Anton Joseph

Can we salvage the concept of fair reward?

Following the announcement of the review of the clinical excellence awards scheme, I have attempted to analyse several aspects of the scheme in a series of blogs – from the lack of transparency in the negotiating process to restricting the participants to the BMA and NHS Employers.

What came as a total surprise during my research was the inconsistent roles and responsibilities of the ACCEA, ranging from setting policies and criteria for awards to just considering the need for developing the scheme. The only role identifiable with certainty is the nomination of candidates for awards. Even the terms of reference for the ACCEA are expressed variably in the annual reports.

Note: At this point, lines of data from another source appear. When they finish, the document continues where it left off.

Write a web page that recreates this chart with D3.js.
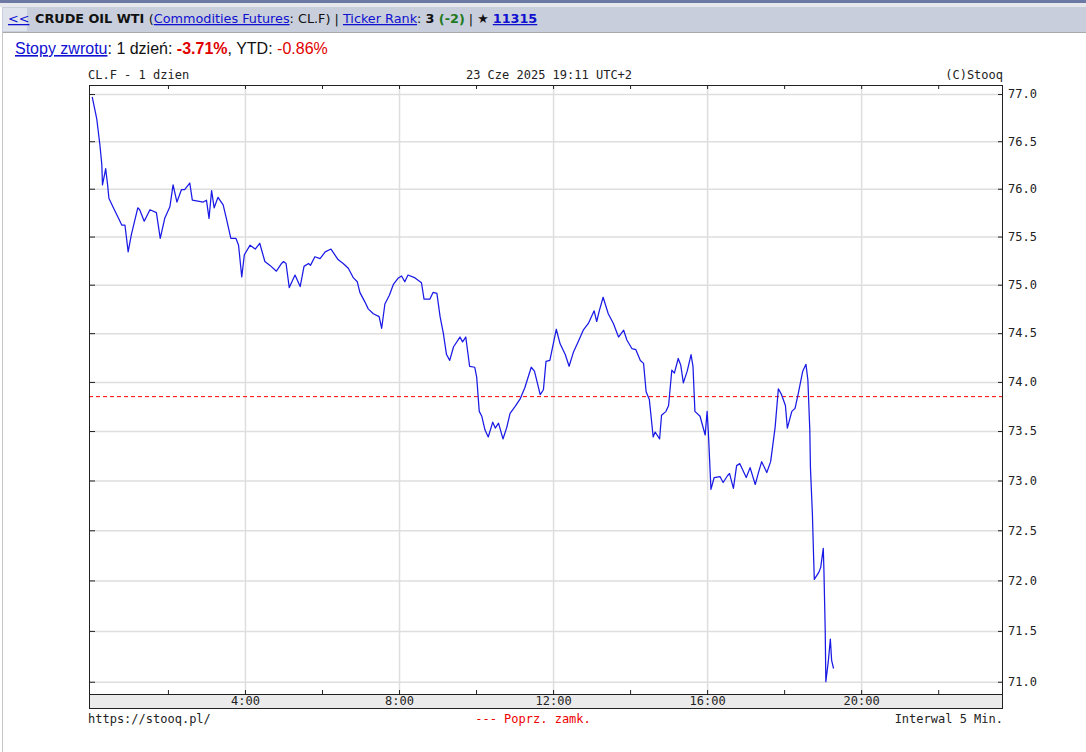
<!DOCTYPE html>
<html>
<head>
<meta charset="utf-8">
<title>CL.F - 1 dzien</title>
<script src="https://cdn.jsdelivr.net/npm/d3@7"></script>
<style>
body { margin: 0; background: #fff; }
.mono { font-family: "DejaVu Sans Mono", monospace; font-size: 12px; fill: #222; }
.grid line { stroke: #dedede; stroke-width: 1.5px; }
.grid path { display: none; }
.tk path { display: none; }
.tk line { stroke: #222; }
.tk text { font-family: "DejaVu Sans Mono", monospace; font-size: 12px; fill: #222; }
</style>
</head>
<body>
<svg id="chart" width="1086" height="752"></svg>
<script>
// 5 min price data, minutes from midnight
var minutes = [2,9,14,17,18,21,23,26,28,35,43,48,53,58,63,73,76,83,92,102,108,115,123,128,134,141,146,154,158,175,
  180,184,188,192,198,206,211,218,226,230,235,239,248,256,263,271,279,289,297,300,304,309,318,326,332,339,342,349,357,365,
  374,385,393,401,409,415,419,427,432,440,449,453,458,465,471,479,484,489,494,505,515,519,528,533,539,544,549,554,559,565,
  575,579,584,590,598,601,605,609,614,619,626,630,635,642,648,653,661,669,676,686,691,700,705,709,715,725,731,739,745,752,
  759,767,775,784,788,792,798,806,814,822,830,835,843,849,856,861,865,870,876,879,886,889,896,900,905,909,915,919,923,929,
  935,938,941,949,957,960,962,966,971,980,985,992,995,1001,1006,1011,1021,1027,1035,1040,1045,1053,1059,1066,1071,1076,1082,1085,1092,1097,
  1102,1109,1114,1117,1120,1121,1124,1126,1127,1134,1137,1141,1142,1144,1145,1149,1152,1154,1157];
var prices = [76.97,76.74,76.46,76.25,76.04,76.14,76.21,76.04,75.90,75.80,75.69,75.62,75.62,75.34,75.52,75.80,75.78,75.66,75.78,75.75,
  75.48,75.69,75.81,76.04,75.86,75.99,75.99,76.06,75.88,75.86,75.88,75.69,75.98,75.80,75.91,75.83,75.69,75.48,75.48,75.41,
  75.08,75.31,75.41,75.37,75.43,75.24,75.20,75.14,75.22,75.24,75.22,74.97,75.10,74.98,75.19,75.22,75.20,75.29,75.27,75.34,
  75.37,75.26,75.22,75.17,75.07,75.03,74.92,74.82,74.75,74.70,74.67,74.55,74.80,74.89,75.00,75.07,75.09,75.03,75.10,75.07,
  75.02,74.85,74.85,74.92,74.91,74.67,74.50,74.28,74.22,74.36,74.46,74.41,74.46,74.16,74.15,74.05,73.70,73.65,73.51,73.44,
  73.59,73.53,73.58,73.42,73.54,73.68,73.75,73.83,73.94,74.15,74.11,73.87,73.92,74.21,74.22,74.54,74.39,74.28,74.16,74.31,
  74.41,74.53,74.60,74.73,74.62,74.73,74.87,74.70,74.60,74.46,74.53,74.43,74.34,74.33,74.22,74.19,73.90,73.82,73.44,73.49,
  73.42,73.66,73.70,73.76,74.12,74.09,74.24,74.17,73.99,74.11,74.28,74.16,73.70,73.65,73.46,73.70,73.48,72.91,73.03,73.04,
  72.98,73.05,73.07,72.92,73.15,73.17,73.03,73.13,72.96,73.08,73.19,73.08,73.19,73.54,73.93,73.87,73.76,73.53,73.70,73.73,
  73.88,74.11,74.18,74.02,73.51,73.13,72.67,72.22,72.01,72.08,72.13,72.32,72.10,71.51,71.00,71.21,71.42,71.21,71.13];
var prevClose = 73.85;

var yTicks = [71.0, 71.5, 72.0, 72.5, 73.0, 73.5, 74.0, 74.5, 75.0, 75.5, 76.0, 76.5, 77.0];
var xMinorHours = [2, 4, 6, 8, 10, 12, 14, 16, 18, 20, 22];
var xLabelHours = [4, 8, 12, 16, 20];
var xTickLabels = ["4:00", "8:00", "12:00", "16:00", "20:00"];

var svg = d3.select("#chart");

// plot box
var plotL = 89, plotR = 1003, plotT = 85, plotB = 694, band = 15;

var x = d3.scaleLinear().domain([-3, 1421]).range([plotL, plotR]);
// price axis is logarithmic
var y = d3.scaleLog().domain([70.88, 77.096]).range([plotB, plotT]);

// page header
svg.append("rect").attr("x", 0).attr("y", 0).attr("width", 1086).attr("height", 3).attr("fill", "#6c79a4");
svg.append("rect").attr("x", 0).attr("y", 3).attr("width", 1086).attr("height", 4).attr("fill", "#e6e8ee");
svg.append("rect").attr("x", 2).attr("y", 7).attr("width", 1084).attr("height", 25).attr("fill", "#c8cedb");
svg.append("rect").attr("x", 3).attr("y", 8).attr("width", 24).attr("height", 23).attr("fill", "#dfe3eb");
svg.append("line").attr("x1", 2).attr("x2", 1086).attr("y1", 32.5).attr("y2", 32.5).attr("stroke", "#a9a9a9");
svg.append("line").attr("x1", 2.5).attr("x2", 2.5).attr("y1", 32).attr("y2", 752).attr("stroke", "#c4c4c4");

var hdr = svg.append("text").attr("x", 8).attr("y", 23)
  .style("font-family", "'DejaVu Sans', Verdana, sans-serif").style("font-size", "12.8px").attr("fill", "#111");
hdr.append("tspan").attr("fill", "#1010d0").style("text-decoration", "underline").text("<<");
hdr.append("tspan").attr("x", 35).style("font-weight", "bold").text("CRUDE OIL WTI ");
hdr.append("tspan").text("(");
hdr.append("tspan").attr("fill", "#1010d0").style("text-decoration", "underline").text("Commodities Futures");
hdr.append("tspan").text(": CL.F) | ");
hdr.append("tspan").attr("fill", "#1010d0").style("text-decoration", "underline").text("Ticker Rank");
hdr.append("tspan").text(": ");
hdr.append("tspan").style("font-weight", "bold").text("3 ");
hdr.append("tspan").style("font-weight", "bold").attr("fill", "#1e7a1e").text("(-2)");
hdr.append("tspan").text(" | \u2605 ");
hdr.append("tspan").attr("fill", "#1010d0").style("font-weight", "bold").style("text-decoration", "underline").text("11315");

var ret = svg.append("text").attr("x", 15).attr("y", 54)
  .style("font-family", "'Liberation Sans', Arial, sans-serif").style("font-size", "16px").attr("fill", "#111");
ret.append("tspan").attr("fill", "#1010d0").style("text-decoration", "underline").text("Stopy zwrotu");
ret.append("tspan").text(": 1 dzie\u0144: ");
ret.append("tspan").attr("fill", "#e00000").style("font-weight", "bold").text("-3.71%");
ret.append("tspan").text(", YTD: ");
ret.append("tspan").attr("fill", "#e00000").text("-0.86%");

// chart titles
svg.append("text").attr("class", "mono").attr("x", plotL - 1).attr("y", 79).text("CL.F - 1 dzien");
svg.append("text").attr("class", "mono").attr("x", 549).attr("y", 79).attr("text-anchor", "middle").text("23 Cze 2025 19:11 UTC+2");
svg.append("text").attr("class", "mono").attr("x", plotR).attr("y", 79).attr("text-anchor", "end").text("(C)Stooq");

// grid
svg.append("g").attr("class", "grid")
  .attr("transform", "translate(" + plotL + ",0)")
  .call(d3.axisLeft(y).tickValues(yTicks).tickSize(-(plotR - plotL)).tickFormat(""));
svg.append("g").attr("class", "grid")
  .attr("transform", "translate(0," + plotB + ")")
  .call(d3.axisBottom(x).tickValues(xLabelHours.map(function(h) { return h * 60; })).tickSize(plotB - plotT).tickFormat(""))
  .selectAll("line").attr("y2", -(plotB - plotT));

// previous close
svg.append("line")
  .attr("x1", plotL).attr("x2", plotR)
  .attr("y1", y(prevClose)).attr("y2", y(prevClose))
  .attr("stroke", "#ff0000").attr("stroke-width", 1).attr("stroke-dasharray", "4,3");

// price line
var data = minutes.map(function(m, i) { return {m: m, p: prices[i]}; });
var line = d3.line()
  .x(function(d) { return x(d.m); })
  .y(function(d) { return y(d.p); });
svg.append("path").datum(data)
  .attr("fill", "none").attr("stroke", "#1a1ae6").attr("stroke-width", 1.25)
  .attr("stroke-linejoin", "round")
  .attr("d", line);

// tick marks, pointing inward
var xMinor = xMinorHours.map(function(h) { return h * 60; });
svg.append("g").attr("class", "tk").attr("transform", "translate(0," + plotT + ")")
  .call(d3.axisTop(x).tickValues(xMinor).tickSize(-4).tickFormat(""));
svg.append("g").attr("class", "tk").attr("transform", "translate(0," + plotB + ")")
  .call(d3.axisBottom(x).tickValues(xMinor).tickSize(-4).tickFormat(""));
svg.append("g").attr("class", "tk").attr("transform", "translate(" + plotL + ",0)")
  .call(d3.axisLeft(y).tickValues(yTicks).tickSize(-6).tickFormat(""));
svg.append("g").attr("class", "tk").attr("transform", "translate(" + plotR + ",0)")
  .call(d3.axisRight(y).tickValues(yTicks).tickSize(-5).tickPadding(5).tickFormat(d3.format(".1f")));

// bottom band with hour labels
svg.append("rect").attr("x", plotL).attr("y", plotB).attr("width", plotR - plotL).attr("height", band)
  .attr("fill", "#ebebeb");
svg.append("g").attr("class", "tk").attr("transform", "translate(0," + plotB + ")")
  .call(d3.axisBottom(x).tickValues(xLabelHours.map(function(h) { return h * 60; })).tickSize(0).tickPadding(2)
    .tickFormat(function(d, i) { return xTickLabels[i]; }));

// frame
svg.append("rect").attr("x", plotL + 0.5).attr("y", plotT + 0.5)
  .attr("width", plotR - plotL - 1).attr("height", plotB + band - plotT - 1)
  .attr("fill", "none").attr("stroke", "#222");
svg.append("line").attr("x1", plotL).attr("x2", plotR).attr("y1", plotB + 0.5).attr("y2", plotB + 0.5).attr("stroke", "#222");

// footer
svg.append("text").attr("class", "mono").attr("x", plotL - 1).attr("y", 723).text("https://stooq.pl/");
svg.append("text").attr("class", "mono").attr("x", 533).attr("y", 723).attr("text-anchor", "middle")
  .style("fill", "#ee0000").text("--- Poprz. zamk.");
svg.append("text").attr("class", "mono").attr("x", plotR).attr("y", 723).attr("text-anchor", "end").text("Interwal 5 Min.");
</script>
</body>
</html>
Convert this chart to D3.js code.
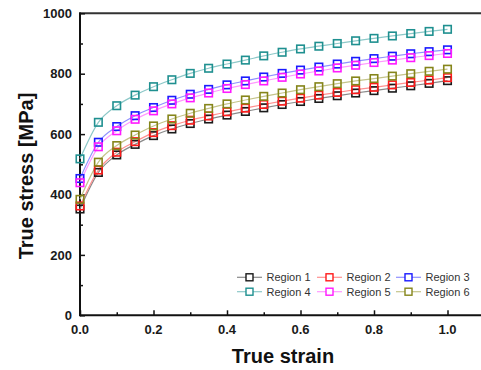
<!DOCTYPE html>
<html>
<head>
<meta charset="utf-8">
<script src="https://cdn.jsdelivr.net/npm/d3@7"></script>
<style>
  html, body { margin: 0; padding: 0; background: #fff; }
  svg { display: block; font-family: "Liberation Sans", Arial, sans-serif; }
</style>
</head>
<body>
<svg id="chart" width="481" height="370"></svg>
<script>
// True strain sampling points
const strain = [0, 0.05, 0.1, 0.15, 0.2, 0.25, 0.3, 0.35, 0.4, 0.45, 0.5,
                0.55, 0.6, 0.65, 0.7, 0.75, 0.8, 0.85, 0.9, 0.95, 1.0];

// True stress [MPa] for each region
const region1 = [352, 473, 531, 566, 595, 617, 635, 650, 663, 675, 687, 698, 708, 718, 727, 736, 744, 752, 760, 768, 777];
const region2 = [362, 481, 540, 575, 605, 628, 646, 660, 674, 686, 698, 709, 719, 729, 738, 747, 755, 763, 771, 779, 787];
const region3 = [453, 573, 625, 661, 688, 712, 732, 748, 763, 776, 789, 801, 812, 822, 832, 841, 850, 858, 866, 873, 879];
const region4 = [518, 639, 694, 729, 757, 780, 801, 818, 832, 845, 859, 871, 882, 891, 900, 909, 917, 925, 933, 940, 947];
const region5 = [439, 558, 611, 649, 677, 700, 720, 736, 751, 764, 776, 788, 799, 809, 819, 828, 837, 845, 853, 860, 867];
const region6 = [384, 507, 562, 597, 627, 650, 669, 685, 700, 713, 725, 736, 747, 757, 767, 776, 784, 792, 800, 808, 815];

const seriesNames = ["Region 1", "Region 2", "Region 3", "Region 4", "Region 5", "Region 6"];
const seriesValues = [region1, region2, region3, region4, region5, region6];
const markerColors = ["#1a1a1a", "#ff1a1a", "#1a1aff", "#1f9090", "#ff1aff", "#85851a"];
const lineColors   = ["#8a8a8a", "#ff9090", "#9090ff", "#8cc8c8", "#ff99ff", "#c4c48a"];

const xTicks = [0, 0.2, 0.4, 0.6, 0.8, 1.0];
const yTicks = [0, 200, 400, 600, 800, 1000];

const svg = d3.select("#chart");

const x = d3.scaleLinear().domain([0, 1]).range([80, 447.5]);
const y = d3.scaleLinear().domain([0, 1000]).range([315.3, 13.3]);

const plotRight = 495;

// Frame: left and bottom axes plus top border
const axisG = svg.append("g");
axisG.append("line")
  .attr("x1", x(0)).attr("x2", plotRight)
  .attr("y1", y(0)).attr("y2", y(0))
  .attr("stroke", "#111").attr("stroke-width", 2);
axisG.append("line")
  .attr("x1", x(0)).attr("x2", x(0))
  .attr("y1", y(0) + 1).attr("y2", y(1000) - 1)
  .attr("stroke", "#111").attr("stroke-width", 2);
axisG.append("line")
  .attr("x1", x(0)).attr("x2", plotRight)
  .attr("y1", y(1000)).attr("y2", y(1000))
  .attr("stroke", "#333").attr("stroke-width", 2);

// X axis ticks (inward) and labels
const xAxis = d3.axisBottom(x)
  .tickValues(d3.range(0, 1.0001, 0.1))
  .tickSizeInner(0).tickSizeOuter(0)
  .tickFormat("");
const xAxisG = svg.append("g").attr("transform", `translate(0,${y(0)})`).call(xAxis);
xAxisG.select(".domain").remove();
xAxisG.selectAll(".tick line")
  .attr("y2", (d, i) => (i % 2 === 0 ? -5 : -3))
  .attr("stroke", "#111").attr("stroke-width", 1.5);

svg.append("g").selectAll("text").data(xTicks).join("text")
  .attr("x", d => x(d)).attr("y", 334)
  .attr("text-anchor", "middle")
  .attr("font-size", 13).attr("font-weight", "bold").attr("fill", "#1a1a1a")
  .text(d => d3.format(".1f")(d));

// Y axis ticks (inward) and labels
const yAxis = d3.axisLeft(y)
  .tickValues(d3.range(0, 1001, 100))
  .tickSizeInner(0).tickSizeOuter(0)
  .tickFormat("");
const yAxisG = svg.append("g").attr("transform", `translate(${x(0)},0)`).call(yAxis);
yAxisG.select(".domain").remove();
yAxisG.selectAll(".tick line")
  .attr("x2", (d, i) => (i % 2 === 0 ? 5 : 3))
  .attr("stroke", "#111").attr("stroke-width", 1.5);

svg.append("g").selectAll("text").data(yTicks).join("text")
  .attr("x", 72).attr("y", d => y(d))
  .attr("dy", "0.36em")
  .attr("text-anchor", "end")
  .attr("font-size", 13).attr("font-weight", "bold").attr("fill", "#1a1a1a")
  .text(d => d);

// Axis titles
svg.append("text")
  .attr("x", 283).attr("y", 363)
  .attr("text-anchor", "middle")
  .attr("font-size", 20).attr("font-weight", "bold").attr("fill", "#111")
  .text("True strain");

svg.append("text")
  .attr("transform", "translate(33,176) rotate(-90)")
  .attr("text-anchor", "middle")
  .attr("font-size", 20).attr("font-weight", "bold").attr("fill", "#111")
  .text("True stress [MPa]");

// Curves
const line = d3.line()
  .x((d, i) => x(strain[i]))
  .y(d => y(d))
  .curve(d3.curveMonotoneX);

const plotG = svg.append("g");
seriesValues.forEach((vals, k) => {
  plotG.append("path")
    .datum(vals)
    .attr("d", line)
    .attr("fill", "none")
    .attr("stroke", lineColors[k])
    .attr("stroke-width", 1.2);
});

// Open square markers
const ms = 7.5;
seriesValues.forEach((vals, k) => {
  plotG.append("g").selectAll("rect").data(vals).join("rect")
    .attr("x", (d, i) => x(strain[i]) - ms / 2)
    .attr("y", d => y(d) - ms / 2)
    .attr("width", ms).attr("height", ms)
    .attr("fill", "none")
    .attr("stroke", markerColors[k])
    .attr("stroke-width", 1.6);
});

// Legend (2 rows x 3 columns)
const legendCols = [237, 317, 396];
const legendRows = [277.3, 291.7];
const legendG = svg.append("g");
seriesNames.forEach((name, k) => {
  const cx = legendCols[k % 3];
  const cy = legendRows[Math.floor(k / 3)];
  const g = legendG.append("g");
  g.append("line")
    .attr("x1", cx).attr("x2", cx + 25)
    .attr("y1", cy).attr("y2", cy)
    .attr("stroke", lineColors[k]).attr("stroke-width", 1.2);
  g.append("rect")
    .attr("x", cx + 12.5 - 3.5).attr("y", cy - 3.5)
    .attr("width", 7).attr("height", 7)
    .attr("fill", "#fff")
    .attr("stroke", markerColors[k]).attr("stroke-width", 1.4);
  g.append("text")
    .attr("x", cx + 29.5).attr("y", cy)
    .attr("dy", "0.36em")
    .attr("font-size", 11).attr("fill", "#333")
    .text(name);
});
</script>
</body>
</html>
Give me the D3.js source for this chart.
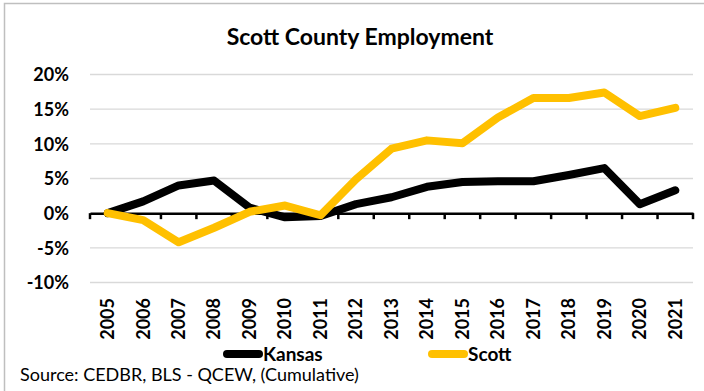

The nearest one gets to an admission of responsibility for the scheme itself is to be found in a footnote in the Draft Heads of Terms Agreement on consultant Contract Reform. (31 July 2013). “Clinical Excellence Awards are currently a matter for the Department to determine. However Department has indicated that it would accept recommendations on the reform of the current arrangements as part of a negotiated agreement”. It may be implied that this applies to the policies and criteria.

The ACCEA website updated on 25 June 2013, in the ‘Document on ACCEA Information’ states, “The main committee sets the policies by which the scheme operates, based on the framework document of 2003 on which the scheme was established”.

What is there to be concerned about? However another document on ‘Background information for members of the national committee and the regional sub-committees’, states, “The ACCEA’s function is to establish the criteria against which candidates will be assessed and to set up and administer the process by which nominations will be judged”.

Could it be that the first document is aimed at enticing potential applicants to the committees and the latter at the elected members of the committees awakening them to a far more modest reality of their role.

But under the caption ‘What we do’, the ACCEA’s responsibility is further downgraded to:

· approving the criteria for assessing candidates

· considering the development of the scheme

Is this careless wording or does it reflect the true role of the ACCEA as decided by the DOH. Has the ACCEA requested clarification? They owe it to the consultants to expose the reality.

The ACCEA’s function “to establish the criteria against which the candidates would be assessed….” ,dates way back to the guidelines issued for the 2004 awards and the wording later repeated . It’s disappearance and replacement ‘to approving the criteria’ is inexplicable. Who stipulates the criteria?

There was further surprise in the annual reports. In the 2009 report,

The Committee’s Terms of Reference are:

“To advise health ministers on the making of clinical excellence awards to consultants working in the NHS as defined in guidance. Awards will reflect achievement over and above what is expected contractually at local levels. Decisions must reflect significant achievement and be judged against strict criteria to be set out in guidance and agreed with ministers.”

In the 2012 annual report and also in Code of Practice for the ACCEA, July 2013, the committee’s Terms of Reference are:

To advise health ministers on the making of clinical excellence awards to consultants (and academic GPs) working in the NHS as defined in guidance by:

– ensuring that the criteria against which candidates will be assessed reflect achievement over and above what is normally expected contractually;

– considering the need for development of the scheme; and

– considering other business relevant to the development and delivery of the scheme.

The ACCEA obviously admits to this limited role. What is its influence on the policies and criteria?

Throw into this confusion the role of the secretariat. “To lead in the Department of Health on development of operational policy for ACCEA” (contained in document: Information for members of the National Committee and Regional sub-committees).

It is highly significant that the policy lead for CEAs in the department is also the head of the secretariat.

How all these differing  roles and responsibilities of the ACCEA with its secretariat appear on the same website under the watchful eye of the high powered officials, including the CMO, head of NHS England and NHS medical director, as members of this committee is perplexing.

The news that female consultants are losing out under the current CEA system highlights one of the many discrepancies recognised within the scheme. It is time to question why in spite of the repeated assurances these discrepancies continue.

Could there be an underlying cause?

It is time to stop tinkering and ask fundamental questions about the policies – do they even exist – and the validity of the criteria?

The assumption is that the ACCEA is responsible for the scheme. The evidence is that the only role for the ACCEA  is to decide on the nominations for the awards – with no responsibility for policies or criteria.

The inconsistencies within the administration must be eliminated. The composition of the ACCEA needs revision. The policies that govern the scheme should be clearly stated. Means of addressing gender, ethnic, differences between academics and service based consultants and specialties should be outlined in the guide to the scheme rather than continuing to provide explanation for discrepancies in the annual reports.

The terms of reference should be based on the policies. The ACCEA should be released from the shackles and dictates of the DOH. Needless to say that the policies and criteria should be discussed and agreed with the DOH. They should not be imposed as it is now.

The concept of reward is a great one – I hope it can be salvaged.